**Work to complete:**
Keep the wording of each record exactly the same when you repeat it, and leave out pictures.

(Rows from a dataset of charts and code)
========================================================================

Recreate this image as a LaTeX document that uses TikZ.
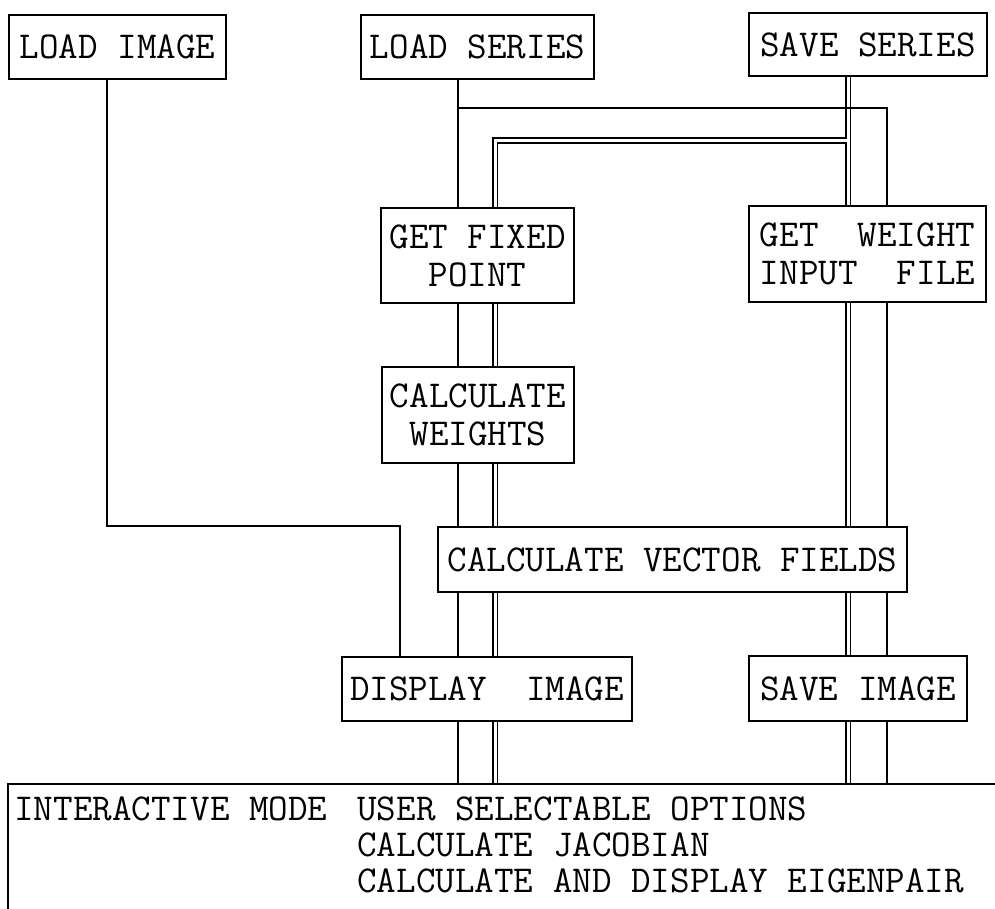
\documentclass[tikz,border=0pt]{standalone}
\usepackage{fontspec}
\usepackage{tikz}
\usetikzlibrary{positioning}
\tikzset{
  box/.style={draw,line width=0.9pt,inner sep=0pt,align=center},
  wire/.style={line width=0.9pt},
  bus/.style={line width=0.7pt}
}

\begin{document}
\begin{tikzpicture}[x=0.5pt,y=-0.5pt,font=\ttfamily\fontsize{19}{19}\selectfont]
\useasboundingbox (0,0) rectangle (995,909);
\foreach \n/\x/\y/\w/\h/\t in {li/117.5/47/217/64/{LOAD IMAGE}, ls/477.5/47/233/64/{LOAD SERIES},
  ss/868/44.5/238/63/{SAVE SERIES}, fp/477.5/255.5/193/95/{GET FIXED\\POINT},
  gw/867.5/254/237/96/{GET\ \ WEIGHT\\INPUT\ \ FILE}, cw/478/415/192/96/{CALCULATE\\WEIGHTS},
  vf/672.5/559.5/469/65/{CALCULATE VECTOR FIELDS}, di/487/689/290/64/{DISPLAY\ \ IMAGE},
  si/858/688.5/218/65/{SAVE IMAGE}}
  \node[box,minimum width=\w*0.5pt,minimum height=\h*0.5pt] (\n) at (\x,\y) {\t};
% interactive mode panel, cut off by the page edge
\node[minimum width=987*0.5pt,minimum height=125*0.5pt,inner sep=0pt] (im) at (501.5,846.5) {};
\draw[wire] (im.north east) -- (im.north west) -- (im.south west);
\node[anchor=west,inner sep=0pt] (mode) at (14,809) {INTERACTIVE MODE};
\node[anchor=west,inner sep=0pt] (opt1) at (357,809) {USER SELECTABLE OPTIONS};
\node[anchor=west,inner sep=0pt] (opt2) at (357,845) {CALCULATE JACOBIAN};
\node[anchor=west,inner sep=0pt] (opt3) at (357,881) {CALCULATE AND DISPLAY EIGENPAIR};
% line positions
\coordinate (a) at (458,0); \coordinate (b) at (887,0);
\coordinate (p1) at (493,0); \coordinate (p2) at (497.5,0);
\coordinate (q1) at (846,0); \coordinate (q2) at (850.5,0);
\coordinate (l) at (107,0); \coordinate (m) at (400,0);
\coordinate (t1) at (0,108); \coordinate (r1) at (0,138); \coordinate (r2) at (0,143);
\draw[wire] (li.south -| l) |- (vf.north -| m) -- (di.north -| m);
\draw[wire] (ls.south -| a) -- (fp.north -| a);
\draw[wire] (t1 -| a) -| (gw.north -| b);
\draw[bus] (ss.south -| q1) |- (r1 -| p1) -- (fp.north -| p1);
\draw[bus] (fp.north -| p2) |- (r2 -| q1) -- (gw.north -| q1);
\draw[bus] (ss.south -| q2) -- (gw.north -| q2);
\foreach \u/\v in {fp/cw, cw/vf, vf/di, di/im}{
  \draw[wire] (\u.south -| a) -- (\v.north -| a);
  \draw[bus] (\u.south -| p1) -- (\v.north -| p1);
  \draw[bus] (\u.south -| p2) -- (\v.north -| p2);}
\foreach \u/\v in {gw/vf, vf/si, si/im}{
  \draw[wire] (\u.south -| b) -- (\v.north -| b);
  \draw[bus] (\u.south -| q1) -- (\v.north -| q1);
  \draw[bus] (\u.south -| q2) -- (\v.north -| q2);}
\end{tikzpicture}
\end{document}
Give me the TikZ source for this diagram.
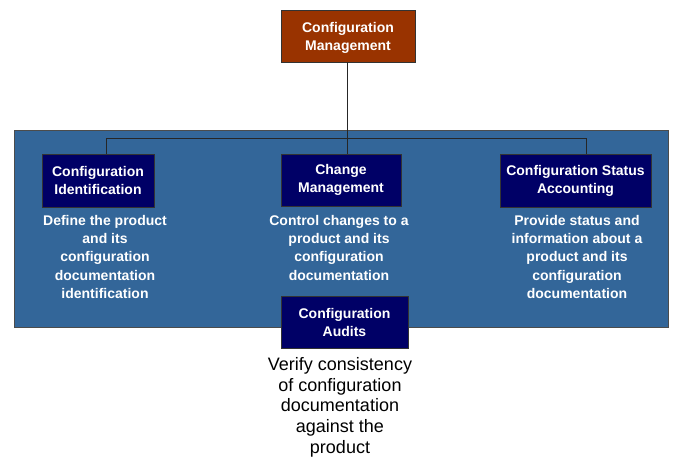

========================================================================

**Final answer:**
Recreate this image as a LaTeX document that uses TikZ.
\documentclass[tikz,border=0pt]{standalone}
\usepackage{fontspec}
\usepackage{tikz}
\usetikzlibrary{positioning}
\tikzset{
  box/.style={draw,line width=0.9pt,inner sep=0pt,align=center},
  wire/.style={line width=0.9pt},
  bus/.style={line width=0.7pt}
}

\begin{document}
\begin{tikzpicture}[x=0.5pt,y=-0.5pt,font=\ttfamily\fontsize{19}{19}\selectfont]
\useasboundingbox (0,0) rectangle (995,909);
\foreach \n/\x/\y/\w/\h/\t in {li/117.5/47/217/64/{LOAD IMAGE}, ls/477.5/47/233/64/{LOAD SERIES},
  ss/868/44.5/238/63/{SAVE SERIES}, fp/477.5/255.5/193/95/{GET FIXED\\POINT},
  gw/867.5/254/237/96/{GET\ \ WEIGHT\\INPUT\ \ FILE}, cw/478/415/192/96/{CALCULATE\\WEIGHTS},
  vf/672.5/559.5/469/65/{CALCULATE VECTOR FIELDS}, di/487/689/290/64/{DISPLAY\ \ IMAGE},
  si/858/688.5/218/65/{SAVE IMAGE}}
  \node[box,minimum width=\w*0.5pt,minimum height=\h*0.5pt] (\n) at (\x,\y) {\t};
% interactive mode panel, cut off by the page edge
\node[minimum width=987*0.5pt,minimum height=125*0.5pt,inner sep=0pt] (im) at (501.5,846.5) {};
\draw[wire] (im.north east) -- (im.north west) -- (im.south west);
\node[anchor=west,inner sep=0pt] (mode) at (14,809) {INTERACTIVE MODE};
\node[anchor=west,inner sep=0pt] (opt1) at (357,809) {USER SELECTABLE OPTIONS};
\node[anchor=west,inner sep=0pt] (opt2) at (357,845) {CALCULATE JACOBIAN};
\node[anchor=west,inner sep=0pt] (opt3) at (357,881) {CALCULATE AND DISPLAY EIGENPAIR};
% line positions
\coordinate (a) at (458,0); \coordinate (b) at (887,0);
\coordinate (p1) at (493,0); \coordinate (p2) at (497.5,0);
\coordinate (q1) at (846,0); \coordinate (q2) at (850.5,0);
\coordinate (l) at (107,0); \coordinate (m) at (400,0);
\coordinate (t1) at (0,108); \coordinate (r1) at (0,138); \coordinate (r2) at (0,143);
\draw[wire] (li.south -| l) |- (vf.north -| m) -- (di.north -| m);
\draw[wire] (ls.south -| a) -- (fp.north -| a);
\draw[wire] (t1 -| a) -| (gw.north -| b);
\draw[bus] (ss.south -| q1) |- (r1 -| p1) -- (fp.north -| p1);
\draw[bus] (fp.north -| p2) |- (r2 -| q1) -- (gw.north -| q1);
\draw[bus] (ss.south -| q2) -- (gw.north -| q2);
\foreach \u/\v in {fp/cw, cw/vf, vf/di, di/im}{
  \draw[wire] (\u.south -| a) -- (\v.north -| a);
  \draw[bus] (\u.south -| p1) -- (\v.north -| p1);
  \draw[bus] (\u.south -| p2) -- (\v.north -| p2);}
\foreach \u/\v in {gw/vf, vf/si, si/im}{
  \draw[wire] (\u.south -| b) -- (\v.north -| b);
  \draw[bus] (\u.south -| q1) -- (\v.north -| q1);
  \draw[bus] (\u.south -| q2) -- (\v.north -| q2);}
\end{tikzpicture}
\end{document}
Give me the TikZ source for this diagram.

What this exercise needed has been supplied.